Copy all the data exactly, except the pictures.

::::::

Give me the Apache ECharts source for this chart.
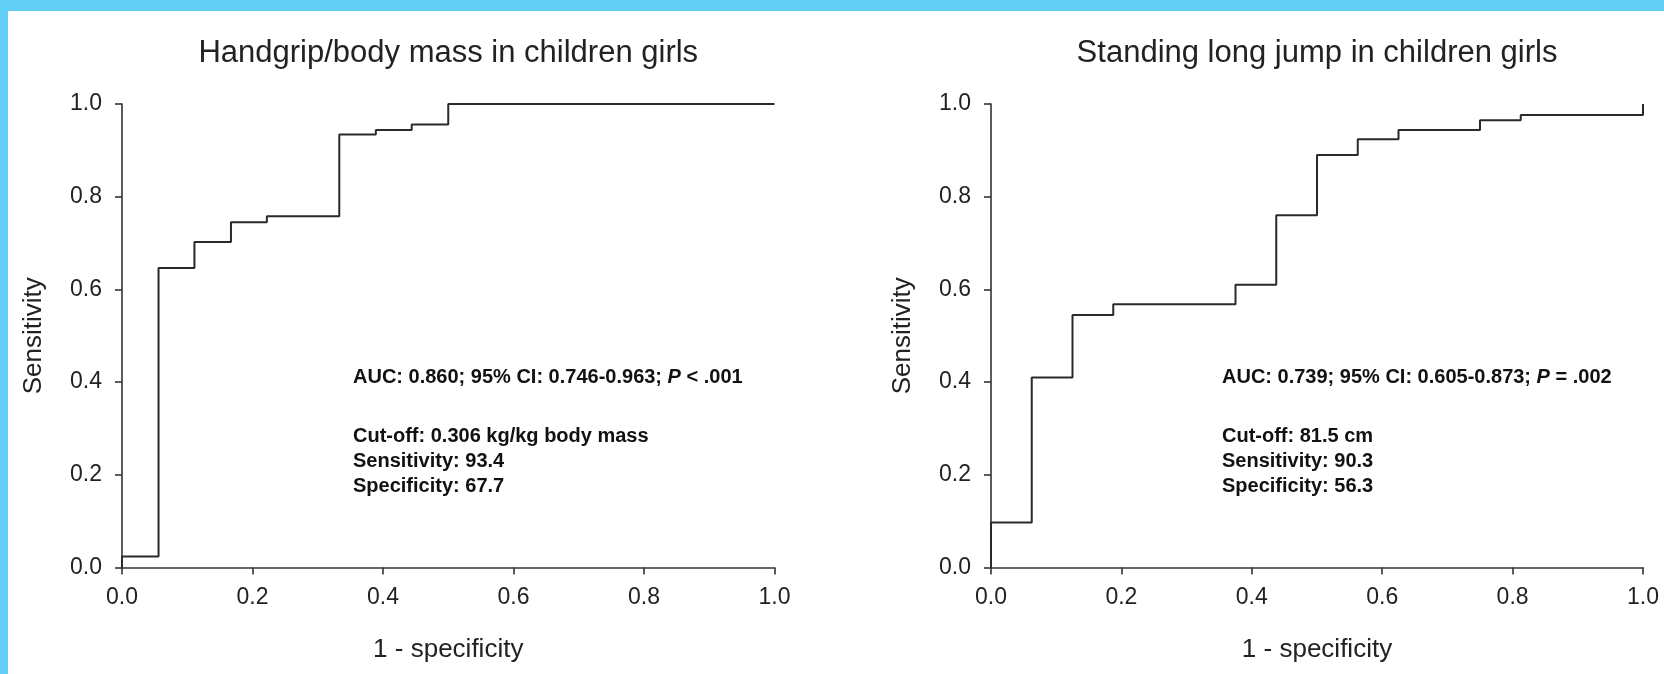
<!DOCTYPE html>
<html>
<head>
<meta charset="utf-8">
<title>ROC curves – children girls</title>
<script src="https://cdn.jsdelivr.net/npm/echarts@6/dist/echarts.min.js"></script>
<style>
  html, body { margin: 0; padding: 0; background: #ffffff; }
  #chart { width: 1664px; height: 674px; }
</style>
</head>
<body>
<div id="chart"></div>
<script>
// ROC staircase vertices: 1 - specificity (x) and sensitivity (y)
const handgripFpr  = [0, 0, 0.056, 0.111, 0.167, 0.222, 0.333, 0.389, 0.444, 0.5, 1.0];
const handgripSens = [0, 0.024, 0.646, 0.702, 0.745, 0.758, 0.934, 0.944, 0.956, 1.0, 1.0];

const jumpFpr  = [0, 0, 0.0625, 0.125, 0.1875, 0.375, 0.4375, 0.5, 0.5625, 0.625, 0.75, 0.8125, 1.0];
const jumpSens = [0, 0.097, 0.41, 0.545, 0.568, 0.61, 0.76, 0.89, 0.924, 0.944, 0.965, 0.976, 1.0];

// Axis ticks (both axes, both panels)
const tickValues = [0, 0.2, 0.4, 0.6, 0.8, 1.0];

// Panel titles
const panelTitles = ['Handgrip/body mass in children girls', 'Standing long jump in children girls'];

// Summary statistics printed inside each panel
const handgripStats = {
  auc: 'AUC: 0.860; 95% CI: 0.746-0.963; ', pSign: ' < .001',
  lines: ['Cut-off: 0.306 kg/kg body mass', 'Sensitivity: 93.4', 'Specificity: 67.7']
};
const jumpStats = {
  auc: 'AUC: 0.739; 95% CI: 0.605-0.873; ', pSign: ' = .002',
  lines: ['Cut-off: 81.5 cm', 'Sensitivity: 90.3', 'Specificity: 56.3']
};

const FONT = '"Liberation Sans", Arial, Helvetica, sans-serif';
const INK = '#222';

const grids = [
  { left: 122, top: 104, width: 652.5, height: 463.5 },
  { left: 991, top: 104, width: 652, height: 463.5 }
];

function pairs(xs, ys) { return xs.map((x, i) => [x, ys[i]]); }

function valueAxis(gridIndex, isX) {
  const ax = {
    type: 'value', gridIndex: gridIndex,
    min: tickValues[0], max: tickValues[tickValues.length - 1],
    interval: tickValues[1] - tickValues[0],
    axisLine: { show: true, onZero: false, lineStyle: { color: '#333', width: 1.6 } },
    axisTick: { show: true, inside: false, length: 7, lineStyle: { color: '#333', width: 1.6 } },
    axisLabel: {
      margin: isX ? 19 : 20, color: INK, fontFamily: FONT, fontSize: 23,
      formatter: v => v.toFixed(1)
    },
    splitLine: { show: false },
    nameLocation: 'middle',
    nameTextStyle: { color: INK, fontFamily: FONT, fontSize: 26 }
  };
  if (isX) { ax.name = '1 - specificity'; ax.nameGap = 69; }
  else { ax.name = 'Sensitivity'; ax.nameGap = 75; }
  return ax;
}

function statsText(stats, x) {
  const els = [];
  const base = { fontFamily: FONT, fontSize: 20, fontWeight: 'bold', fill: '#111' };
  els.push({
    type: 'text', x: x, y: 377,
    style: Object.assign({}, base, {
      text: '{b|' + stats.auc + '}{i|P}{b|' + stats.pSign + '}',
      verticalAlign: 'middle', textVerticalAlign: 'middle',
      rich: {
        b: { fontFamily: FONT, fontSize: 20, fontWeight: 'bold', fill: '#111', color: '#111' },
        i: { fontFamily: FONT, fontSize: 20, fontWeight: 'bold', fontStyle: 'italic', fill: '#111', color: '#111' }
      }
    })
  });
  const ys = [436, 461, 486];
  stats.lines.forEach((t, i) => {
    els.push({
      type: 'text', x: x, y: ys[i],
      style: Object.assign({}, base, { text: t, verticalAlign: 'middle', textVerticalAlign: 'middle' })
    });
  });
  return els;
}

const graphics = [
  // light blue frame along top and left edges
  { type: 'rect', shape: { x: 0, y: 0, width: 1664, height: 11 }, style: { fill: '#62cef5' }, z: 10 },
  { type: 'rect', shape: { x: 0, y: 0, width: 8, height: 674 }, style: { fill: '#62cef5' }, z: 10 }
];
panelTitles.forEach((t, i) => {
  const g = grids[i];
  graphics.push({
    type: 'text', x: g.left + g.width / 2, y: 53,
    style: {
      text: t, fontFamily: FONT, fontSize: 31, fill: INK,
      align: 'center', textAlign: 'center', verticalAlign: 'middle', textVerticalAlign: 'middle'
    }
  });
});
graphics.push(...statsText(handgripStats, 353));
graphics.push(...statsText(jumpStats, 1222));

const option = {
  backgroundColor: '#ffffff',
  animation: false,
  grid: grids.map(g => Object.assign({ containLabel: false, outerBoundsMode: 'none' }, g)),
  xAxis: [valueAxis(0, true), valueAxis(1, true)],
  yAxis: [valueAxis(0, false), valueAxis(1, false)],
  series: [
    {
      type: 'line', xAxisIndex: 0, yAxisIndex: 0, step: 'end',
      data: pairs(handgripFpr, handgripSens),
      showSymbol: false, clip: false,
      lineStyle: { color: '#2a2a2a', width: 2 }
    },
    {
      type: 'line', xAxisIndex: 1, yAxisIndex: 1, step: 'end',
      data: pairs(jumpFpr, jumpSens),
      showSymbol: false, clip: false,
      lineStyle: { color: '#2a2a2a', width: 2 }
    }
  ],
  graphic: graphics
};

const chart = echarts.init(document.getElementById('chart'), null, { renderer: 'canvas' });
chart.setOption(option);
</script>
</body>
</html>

::::::

▶ [ANSWER TO THIS TASK]:
Give me the Apache ECharts source for this chart.
<!DOCTYPE html>
<html>
<head>
<meta charset="utf-8">
<title>ROC curves – children girls</title>
<script src="https://cdn.jsdelivr.net/npm/echarts@6/dist/echarts.min.js"></script>
<style>
  html, body { margin: 0; padding: 0; background: #ffffff; }
  #chart { width: 1664px; height: 674px; }
</style>
</head>
<body>
<div id="chart"></div>
<script>
// ROC staircase vertices: 1 - specificity (x) and sensitivity (y)
const handgripFpr  = [0, 0, 0.056, 0.111, 0.167, 0.222, 0.333, 0.389, 0.444, 0.5, 1.0];
const handgripSens = [0, 0.024, 0.646, 0.702, 0.745, 0.758, 0.934, 0.944, 0.956, 1.0, 1.0];

const jumpFpr  = [0, 0, 0.0625, 0.125, 0.1875, 0.375, 0.4375, 0.5, 0.5625, 0.625, 0.75, 0.8125, 1.0];
const jumpSens = [0, 0.097, 0.41, 0.545, 0.568, 0.61, 0.76, 0.89, 0.924, 0.944, 0.965, 0.976, 1.0];

// Axis ticks (both axes, both panels)
const tickValues = [0, 0.2, 0.4, 0.6, 0.8, 1.0];

// Panel titles
const panelTitles = ['Handgrip/body mass in children girls', 'Standing long jump in children girls'];

// Summary statistics printed inside each panel
const handgripStats = {
  auc: 'AUC: 0.860; 95% CI: 0.746-0.963; ', pSign: ' < .001',
  lines: ['Cut-off: 0.306 kg/kg body mass', 'Sensitivity: 93.4', 'Specificity: 67.7']
};
const jumpStats = {
  auc: 'AUC: 0.739; 95% CI: 0.605-0.873; ', pSign: ' = .002',
  lines: ['Cut-off: 81.5 cm', 'Sensitivity: 90.3', 'Specificity: 56.3']
};

const FONT = '"Liberation Sans", Arial, Helvetica, sans-serif';
const INK = '#222';

const grids = [
  { left: 122, top: 104, width: 652.5, height: 463.5 },
  { left: 991, top: 104, width: 652, height: 463.5 }
];

function pairs(xs, ys) { return xs.map((x, i) => [x, ys[i]]); }

function valueAxis(gridIndex, isX) {
  const ax = {
    type: 'value', gridIndex: gridIndex,
    min: tickValues[0], max: tickValues[tickValues.length - 1],
    interval: tickValues[1] - tickValues[0],
    axisLine: { show: true, onZero: false, lineStyle: { color: '#333', width: 1.6 } },
    axisTick: { show: true, inside: false, length: 7, lineStyle: { color: '#333', width: 1.6 } },
    axisLabel: {
      margin: isX ? 19 : 20, color: INK, fontFamily: FONT, fontSize: 23,
      formatter: v => v.toFixed(1)
    },
    splitLine: { show: false },
    nameLocation: 'middle',
    nameTextStyle: { color: INK, fontFamily: FONT, fontSize: 26 }
  };
  if (isX) { ax.name = '1 - specificity'; ax.nameGap = 69; }
  else { ax.name = 'Sensitivity'; ax.nameGap = 75; }
  return ax;
}

function statsText(stats, x) {
  const els = [];
  const base = { fontFamily: FONT, fontSize: 20, fontWeight: 'bold', fill: '#111' };
  els.push({
    type: 'text', x: x, y: 377,
    style: Object.assign({}, base, {
      text: '{b|' + stats.auc + '}{i|P}{b|' + stats.pSign + '}',
      verticalAlign: 'middle', textVerticalAlign: 'middle',
      rich: {
        b: { fontFamily: FONT, fontSize: 20, fontWeight: 'bold', fill: '#111', color: '#111' },
        i: { fontFamily: FONT, fontSize: 20, fontWeight: 'bold', fontStyle: 'italic', fill: '#111', color: '#111' }
      }
    })
  });
  const ys = [436, 461, 486];
  stats.lines.forEach((t, i) => {
    els.push({
      type: 'text', x: x, y: ys[i],
      style: Object.assign({}, base, { text: t, verticalAlign: 'middle', textVerticalAlign: 'middle' })
    });
  });
  return els;
}

const graphics = [
  // light blue frame along top and left edges
  { type: 'rect', shape: { x: 0, y: 0, width: 1664, height: 11 }, style: { fill: '#62cef5' }, z: 10 },
  { type: 'rect', shape: { x: 0, y: 0, width: 8, height: 674 }, style: { fill: '#62cef5' }, z: 10 }
];
panelTitles.forEach((t, i) => {
  const g = grids[i];
  graphics.push({
    type: 'text', x: g.left + g.width / 2, y: 53,
    style: {
      text: t, fontFamily: FONT, fontSize: 31, fill: INK,
      align: 'center', textAlign: 'center', verticalAlign: 'middle', textVerticalAlign: 'middle'
    }
  });
});
graphics.push(...statsText(handgripStats, 353));
graphics.push(...statsText(jumpStats, 1222));

const option = {
  backgroundColor: '#ffffff',
  animation: false,
  grid: grids.map(g => Object.assign({ containLabel: false, outerBoundsMode: 'none' }, g)),
  xAxis: [valueAxis(0, true), valueAxis(1, true)],
  yAxis: [valueAxis(0, false), valueAxis(1, false)],
  series: [
    {
      type: 'line', xAxisIndex: 0, yAxisIndex: 0, step: 'end',
      data: pairs(handgripFpr, handgripSens),
      showSymbol: false, clip: false,
      lineStyle: { color: '#2a2a2a', width: 2 }
    },
    {
      type: 'line', xAxisIndex: 1, yAxisIndex: 1, step: 'end',
      data: pairs(jumpFpr, jumpSens),
      showSymbol: false, clip: false,
      lineStyle: { color: '#2a2a2a', width: 2 }
    }
  ],
  graphic: graphics
};

const chart = echarts.init(document.getElementById('chart'), null, { renderer: 'canvas' });
chart.setOption(option);
</script>
</body>
</html>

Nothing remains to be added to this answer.